▶ _Data section_
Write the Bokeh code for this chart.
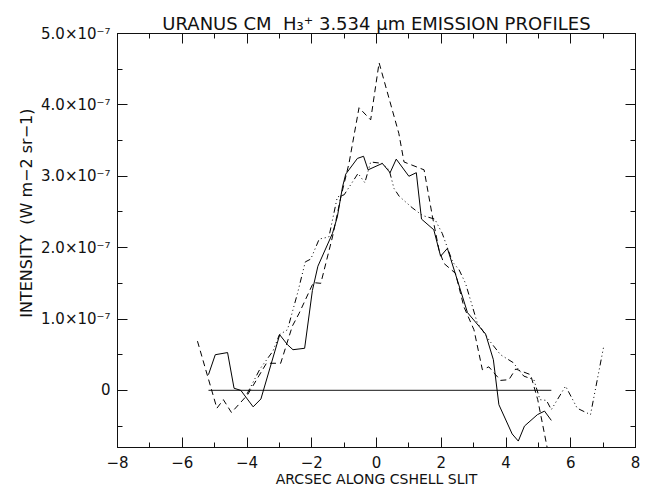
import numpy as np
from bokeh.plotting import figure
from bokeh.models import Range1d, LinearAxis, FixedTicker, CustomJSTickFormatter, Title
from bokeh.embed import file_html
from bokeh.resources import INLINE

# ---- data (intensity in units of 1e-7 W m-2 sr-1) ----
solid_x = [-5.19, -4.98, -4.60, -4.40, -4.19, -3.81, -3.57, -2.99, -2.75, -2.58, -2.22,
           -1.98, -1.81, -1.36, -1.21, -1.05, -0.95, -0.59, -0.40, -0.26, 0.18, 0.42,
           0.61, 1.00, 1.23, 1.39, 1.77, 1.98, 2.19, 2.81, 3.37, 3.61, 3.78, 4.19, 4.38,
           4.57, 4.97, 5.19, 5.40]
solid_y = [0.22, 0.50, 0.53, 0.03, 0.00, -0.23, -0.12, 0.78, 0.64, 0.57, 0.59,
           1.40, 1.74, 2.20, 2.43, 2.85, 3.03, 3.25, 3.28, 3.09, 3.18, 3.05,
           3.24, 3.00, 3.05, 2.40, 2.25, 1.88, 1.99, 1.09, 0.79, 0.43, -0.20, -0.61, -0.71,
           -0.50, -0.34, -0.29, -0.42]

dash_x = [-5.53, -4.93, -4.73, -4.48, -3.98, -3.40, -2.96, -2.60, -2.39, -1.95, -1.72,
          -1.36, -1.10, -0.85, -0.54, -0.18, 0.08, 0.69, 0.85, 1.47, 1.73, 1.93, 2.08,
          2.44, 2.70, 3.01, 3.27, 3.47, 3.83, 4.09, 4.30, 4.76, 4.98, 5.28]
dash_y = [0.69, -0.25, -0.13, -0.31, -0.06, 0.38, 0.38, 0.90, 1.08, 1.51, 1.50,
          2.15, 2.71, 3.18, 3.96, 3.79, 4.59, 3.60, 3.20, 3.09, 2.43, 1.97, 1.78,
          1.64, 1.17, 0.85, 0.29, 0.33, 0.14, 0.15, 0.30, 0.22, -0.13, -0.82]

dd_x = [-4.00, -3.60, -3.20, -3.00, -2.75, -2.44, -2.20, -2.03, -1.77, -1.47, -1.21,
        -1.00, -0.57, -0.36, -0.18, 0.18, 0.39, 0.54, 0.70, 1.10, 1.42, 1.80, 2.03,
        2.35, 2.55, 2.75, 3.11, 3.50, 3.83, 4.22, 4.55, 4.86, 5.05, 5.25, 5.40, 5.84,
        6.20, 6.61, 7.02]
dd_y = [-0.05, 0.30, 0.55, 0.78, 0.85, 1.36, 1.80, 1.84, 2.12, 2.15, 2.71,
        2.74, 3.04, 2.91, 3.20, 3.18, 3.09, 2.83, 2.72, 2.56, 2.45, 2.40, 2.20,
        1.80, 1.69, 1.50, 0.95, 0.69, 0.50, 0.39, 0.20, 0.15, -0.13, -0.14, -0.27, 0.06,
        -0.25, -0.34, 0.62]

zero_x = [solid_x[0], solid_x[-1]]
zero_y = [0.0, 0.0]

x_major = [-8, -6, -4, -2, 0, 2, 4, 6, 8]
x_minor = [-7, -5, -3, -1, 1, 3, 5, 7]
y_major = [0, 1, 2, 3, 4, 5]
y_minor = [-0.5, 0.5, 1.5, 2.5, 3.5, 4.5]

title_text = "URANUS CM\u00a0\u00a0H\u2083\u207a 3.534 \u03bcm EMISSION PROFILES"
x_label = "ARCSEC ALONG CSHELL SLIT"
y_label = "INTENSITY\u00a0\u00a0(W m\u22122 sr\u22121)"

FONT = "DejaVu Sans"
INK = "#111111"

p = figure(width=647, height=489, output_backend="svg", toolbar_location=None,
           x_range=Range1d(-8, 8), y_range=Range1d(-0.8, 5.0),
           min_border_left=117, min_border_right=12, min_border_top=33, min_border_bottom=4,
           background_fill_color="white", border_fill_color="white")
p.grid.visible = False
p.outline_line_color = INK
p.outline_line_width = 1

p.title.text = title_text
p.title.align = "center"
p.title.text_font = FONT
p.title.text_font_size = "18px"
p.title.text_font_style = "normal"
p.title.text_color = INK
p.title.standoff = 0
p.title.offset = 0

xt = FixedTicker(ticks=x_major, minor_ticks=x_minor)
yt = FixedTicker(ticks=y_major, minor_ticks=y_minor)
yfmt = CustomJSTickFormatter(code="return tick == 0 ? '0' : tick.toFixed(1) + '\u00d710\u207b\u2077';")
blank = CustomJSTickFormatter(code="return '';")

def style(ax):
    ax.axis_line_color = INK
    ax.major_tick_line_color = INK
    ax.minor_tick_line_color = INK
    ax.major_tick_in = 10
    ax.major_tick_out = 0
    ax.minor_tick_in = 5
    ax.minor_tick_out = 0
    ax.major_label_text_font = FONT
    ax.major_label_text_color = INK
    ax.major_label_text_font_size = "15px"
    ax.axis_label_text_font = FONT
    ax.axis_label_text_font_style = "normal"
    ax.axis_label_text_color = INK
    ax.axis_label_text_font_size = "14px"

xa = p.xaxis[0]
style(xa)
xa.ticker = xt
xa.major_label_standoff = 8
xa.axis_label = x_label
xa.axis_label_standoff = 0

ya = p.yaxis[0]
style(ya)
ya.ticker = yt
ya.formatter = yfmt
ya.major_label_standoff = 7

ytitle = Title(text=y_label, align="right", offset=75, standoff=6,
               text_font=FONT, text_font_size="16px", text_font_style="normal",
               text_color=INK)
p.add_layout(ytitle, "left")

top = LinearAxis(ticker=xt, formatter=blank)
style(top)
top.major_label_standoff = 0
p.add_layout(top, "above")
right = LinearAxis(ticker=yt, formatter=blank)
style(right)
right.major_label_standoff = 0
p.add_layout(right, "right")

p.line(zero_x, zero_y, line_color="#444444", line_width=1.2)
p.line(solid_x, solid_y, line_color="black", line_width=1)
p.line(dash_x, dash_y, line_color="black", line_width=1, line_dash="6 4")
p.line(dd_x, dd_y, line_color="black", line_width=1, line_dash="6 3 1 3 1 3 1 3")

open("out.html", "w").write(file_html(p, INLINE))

▶ _To do_
Please extract exactly the lines of the data, from the first through the line containing "from bokeh.resources import INLINE", and add no pictures to the copy.

▶ _Response for this exercise_
Write the Bokeh code for this chart.
import numpy as np
from bokeh.plotting import figure
from bokeh.models import Range1d, LinearAxis, FixedTicker, CustomJSTickFormatter, Title
from bokeh.embed import file_html
from bokeh.resources import INLINE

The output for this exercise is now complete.